▶ _RECORDED INFORMATION_

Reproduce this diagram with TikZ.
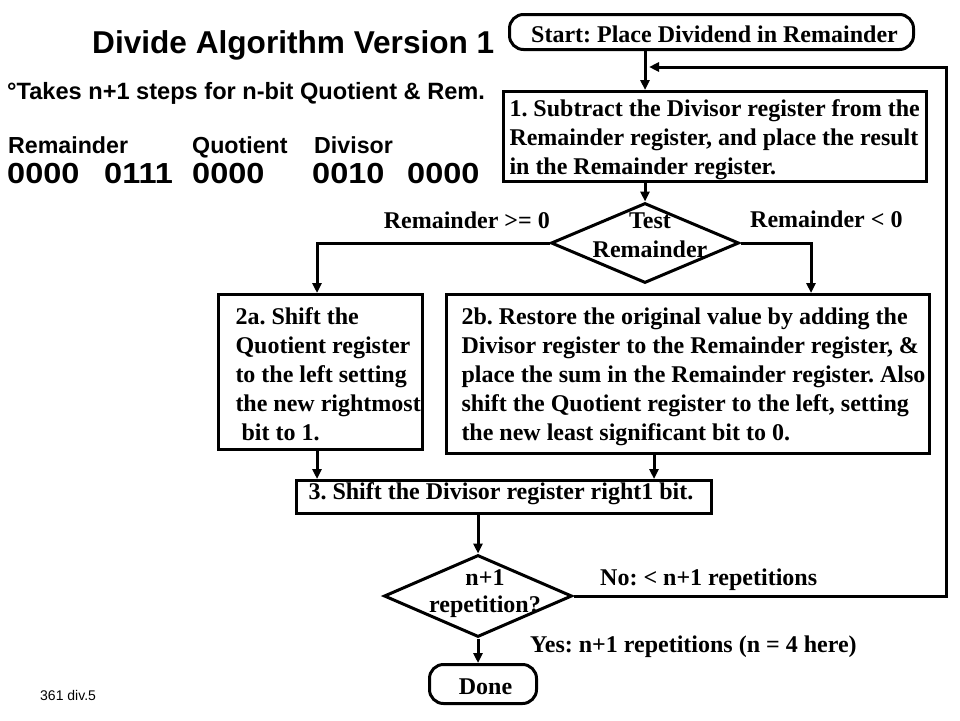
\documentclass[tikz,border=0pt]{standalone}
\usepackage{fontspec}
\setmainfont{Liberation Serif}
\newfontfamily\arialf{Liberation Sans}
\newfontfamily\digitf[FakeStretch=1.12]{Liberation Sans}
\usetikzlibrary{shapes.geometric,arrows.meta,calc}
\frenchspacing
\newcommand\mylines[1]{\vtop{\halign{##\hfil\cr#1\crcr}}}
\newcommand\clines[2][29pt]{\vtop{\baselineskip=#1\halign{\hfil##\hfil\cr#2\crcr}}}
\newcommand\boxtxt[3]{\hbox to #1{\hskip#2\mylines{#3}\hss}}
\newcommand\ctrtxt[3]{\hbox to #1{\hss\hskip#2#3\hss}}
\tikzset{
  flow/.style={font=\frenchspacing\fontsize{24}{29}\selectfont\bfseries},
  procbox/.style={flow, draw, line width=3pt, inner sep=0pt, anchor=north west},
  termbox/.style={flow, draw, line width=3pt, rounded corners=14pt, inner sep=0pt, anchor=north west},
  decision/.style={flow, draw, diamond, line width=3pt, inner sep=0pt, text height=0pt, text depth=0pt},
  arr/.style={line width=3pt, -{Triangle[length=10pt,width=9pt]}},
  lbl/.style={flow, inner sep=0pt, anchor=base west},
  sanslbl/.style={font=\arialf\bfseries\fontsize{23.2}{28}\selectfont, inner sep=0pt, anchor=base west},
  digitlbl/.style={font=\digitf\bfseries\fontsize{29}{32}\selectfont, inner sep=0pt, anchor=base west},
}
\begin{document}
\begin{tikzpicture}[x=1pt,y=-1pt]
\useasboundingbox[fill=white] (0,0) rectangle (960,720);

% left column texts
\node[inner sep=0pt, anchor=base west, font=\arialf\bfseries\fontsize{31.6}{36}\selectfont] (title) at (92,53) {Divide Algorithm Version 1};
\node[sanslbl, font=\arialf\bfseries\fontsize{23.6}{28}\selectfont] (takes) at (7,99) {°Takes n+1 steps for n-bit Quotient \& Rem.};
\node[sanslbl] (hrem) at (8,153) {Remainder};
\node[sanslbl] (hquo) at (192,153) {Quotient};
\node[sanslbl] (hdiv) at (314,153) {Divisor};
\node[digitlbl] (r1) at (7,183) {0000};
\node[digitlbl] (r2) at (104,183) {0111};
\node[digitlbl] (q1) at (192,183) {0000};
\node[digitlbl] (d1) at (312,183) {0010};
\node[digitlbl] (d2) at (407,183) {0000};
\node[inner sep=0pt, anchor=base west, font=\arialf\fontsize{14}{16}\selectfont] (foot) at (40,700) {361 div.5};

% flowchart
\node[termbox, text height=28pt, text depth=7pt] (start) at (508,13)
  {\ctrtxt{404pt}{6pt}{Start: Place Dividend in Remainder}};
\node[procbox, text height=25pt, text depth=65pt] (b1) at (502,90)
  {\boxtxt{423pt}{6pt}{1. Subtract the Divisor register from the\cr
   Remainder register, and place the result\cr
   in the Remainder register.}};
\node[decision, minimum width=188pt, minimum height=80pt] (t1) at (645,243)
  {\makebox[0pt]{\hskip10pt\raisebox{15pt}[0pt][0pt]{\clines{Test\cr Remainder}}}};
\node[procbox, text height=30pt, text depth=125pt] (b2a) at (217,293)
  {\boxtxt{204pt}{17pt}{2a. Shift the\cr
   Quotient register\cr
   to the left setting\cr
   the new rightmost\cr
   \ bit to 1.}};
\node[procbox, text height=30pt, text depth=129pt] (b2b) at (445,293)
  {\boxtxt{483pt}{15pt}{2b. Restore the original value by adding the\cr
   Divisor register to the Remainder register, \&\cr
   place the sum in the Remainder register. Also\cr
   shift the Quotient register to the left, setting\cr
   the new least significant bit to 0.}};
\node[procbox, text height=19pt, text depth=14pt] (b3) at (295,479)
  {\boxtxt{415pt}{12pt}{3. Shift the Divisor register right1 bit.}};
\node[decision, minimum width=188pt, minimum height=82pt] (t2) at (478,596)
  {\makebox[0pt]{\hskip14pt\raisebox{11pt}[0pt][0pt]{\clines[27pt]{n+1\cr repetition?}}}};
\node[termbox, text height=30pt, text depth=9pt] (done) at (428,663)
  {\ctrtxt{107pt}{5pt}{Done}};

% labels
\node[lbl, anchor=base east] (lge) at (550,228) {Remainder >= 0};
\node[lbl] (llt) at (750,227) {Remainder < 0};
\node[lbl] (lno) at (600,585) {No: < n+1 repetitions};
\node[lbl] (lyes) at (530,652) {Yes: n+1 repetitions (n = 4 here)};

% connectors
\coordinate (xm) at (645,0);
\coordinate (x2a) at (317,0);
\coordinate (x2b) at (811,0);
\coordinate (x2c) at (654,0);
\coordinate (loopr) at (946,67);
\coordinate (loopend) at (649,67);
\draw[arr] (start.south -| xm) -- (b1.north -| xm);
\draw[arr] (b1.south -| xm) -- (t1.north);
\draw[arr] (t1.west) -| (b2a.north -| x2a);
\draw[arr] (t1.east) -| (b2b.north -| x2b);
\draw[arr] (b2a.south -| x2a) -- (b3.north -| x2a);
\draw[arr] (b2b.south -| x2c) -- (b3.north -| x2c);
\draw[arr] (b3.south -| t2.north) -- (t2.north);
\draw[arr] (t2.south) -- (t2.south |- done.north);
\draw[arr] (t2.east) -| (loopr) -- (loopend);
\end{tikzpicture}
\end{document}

▶ _DO THIS_
Copy out each line exactly, without the pictures.

▶ _RESPONSE TO THE EXERCISE_
Reproduce this diagram with TikZ.
\documentclass[tikz,border=0pt]{standalone}
\usepackage{fontspec}
\setmainfont{Liberation Serif}
\newfontfamily\arialf{Liberation Sans}
\newfontfamily\digitf[FakeStretch=1.12]{Liberation Sans}
\usetikzlibrary{shapes.geometric,arrows.meta,calc}
\frenchspacing
\newcommand\mylines[1]{\vtop{\halign{##\hfil\cr#1\crcr}}}
\newcommand\clines[2][29pt]{\vtop{\baselineskip=#1\halign{\hfil##\hfil\cr#2\crcr}}}
\newcommand\boxtxt[3]{\hbox to #1{\hskip#2\mylines{#3}\hss}}
\newcommand\ctrtxt[3]{\hbox to #1{\hss\hskip#2#3\hss}}
\tikzset{
  flow/.style={font=\frenchspacing\fontsize{24}{29}\selectfont\bfseries},
  procbox/.style={flow, draw, line width=3pt, inner sep=0pt, anchor=north west},
  termbox/.style={flow, draw, line width=3pt, rounded corners=14pt, inner sep=0pt, anchor=north west},
  decision/.style={flow, draw, diamond, line width=3pt, inner sep=0pt, text height=0pt, text depth=0pt},
  arr/.style={line width=3pt, -{Triangle[length=10pt,width=9pt]}},
  lbl/.style={flow, inner sep=0pt, anchor=base west},
  sanslbl/.style={font=\arialf\bfseries\fontsize{23.2}{28}\selectfont, inner sep=0pt, anchor=base west},
  digitlbl/.style={font=\digitf\bfseries\fontsize{29}{32}\selectfont, inner sep=0pt, anchor=base west},
}
\begin{document}
\begin{tikzpicture}[x=1pt,y=-1pt]
\useasboundingbox[fill=white] (0,0) rectangle (960,720);

% left column texts
\node[inner sep=0pt, anchor=base west, font=\arialf\bfseries\fontsize{31.6}{36}\selectfont] (title) at (92,53) {Divide Algorithm Version 1};
\node[sanslbl, font=\arialf\bfseries\fontsize{23.6}{28}\selectfont] (takes) at (7,99) {°Takes n+1 steps for n-bit Quotient \& Rem.};
\node[sanslbl] (hrem) at (8,153) {Remainder};
\node[sanslbl] (hquo) at (192,153) {Quotient};
\node[sanslbl] (hdiv) at (314,153) {Divisor};
\node[digitlbl] (r1) at (7,183) {0000};
\node[digitlbl] (r2) at (104,183) {0111};
\node[digitlbl] (q1) at (192,183) {0000};
\node[digitlbl] (d1) at (312,183) {0010};
\node[digitlbl] (d2) at (407,183) {0000};
\node[inner sep=0pt, anchor=base west, font=\arialf\fontsize{14}{16}\selectfont] (foot) at (40,700) {361 div.5};

% flowchart
\node[termbox, text height=28pt, text depth=7pt] (start) at (508,13)
  {\ctrtxt{404pt}{6pt}{Start: Place Dividend in Remainder}};
\node[procbox, text height=25pt, text depth=65pt] (b1) at (502,90)
  {\boxtxt{423pt}{6pt}{1. Subtract the Divisor register from the\cr
   Remainder register, and place the result\cr
   in the Remainder register.}};
\node[decision, minimum width=188pt, minimum height=80pt] (t1) at (645,243)
  {\makebox[0pt]{\hskip10pt\raisebox{15pt}[0pt][0pt]{\clines{Test\cr Remainder}}}};
\node[procbox, text height=30pt, text depth=125pt] (b2a) at (217,293)
  {\boxtxt{204pt}{17pt}{2a. Shift the\cr
   Quotient register\cr
   to the left setting\cr
   the new rightmost\cr
   \ bit to 1.}};
\node[procbox, text height=30pt, text depth=129pt] (b2b) at (445,293)
  {\boxtxt{483pt}{15pt}{2b. Restore the original value by adding the\cr
   Divisor register to the Remainder register, \&\cr
   place the sum in the Remainder register. Also\cr
   shift the Quotient register to the left, setting\cr
   the new least significant bit to 0.}};
\node[procbox, text height=19pt, text depth=14pt] (b3) at (295,479)
  {\boxtxt{415pt}{12pt}{3. Shift the Divisor register right1 bit.}};
\node[decision, minimum width=188pt, minimum height=82pt] (t2) at (478,596)
  {\makebox[0pt]{\hskip14pt\raisebox{11pt}[0pt][0pt]{\clines[27pt]{n+1\cr repetition?}}}};
\node[termbox, text height=30pt, text depth=9pt] (done) at (428,663)
  {\ctrtxt{107pt}{5pt}{Done}};

% labels
\node[lbl, anchor=base east] (lge) at (550,228) {Remainder >= 0};
\node[lbl] (llt) at (750,227) {Remainder < 0};
\node[lbl] (lno) at (600,585) {No: < n+1 repetitions};
\node[lbl] (lyes) at (530,652) {Yes: n+1 repetitions (n = 4 here)};

% connectors
\coordinate (xm) at (645,0);
\coordinate (x2a) at (317,0);
\coordinate (x2b) at (811,0);
\coordinate (x2c) at (654,0);
\coordinate (loopr) at (946,67);
\coordinate (loopend) at (649,67);
\draw[arr] (start.south -| xm) -- (b1.north -| xm);
\draw[arr] (b1.south -| xm) -- (t1.north);
\draw[arr] (t1.west) -| (b2a.north -| x2a);
\draw[arr] (t1.east) -| (b2b.north -| x2b);
\draw[arr] (b2a.south -| x2a) -- (b3.north -| x2a);
\draw[arr] (b2b.south -| x2c) -- (b3.north -| x2c);
\draw[arr] (b3.south -| t2.north) -- (t2.north);
\draw[arr] (t2.south) -- (t2.south |- done.north);
\draw[arr] (t2.east) -| (loopr) -- (loopend);
\end{tikzpicture}
\end{document}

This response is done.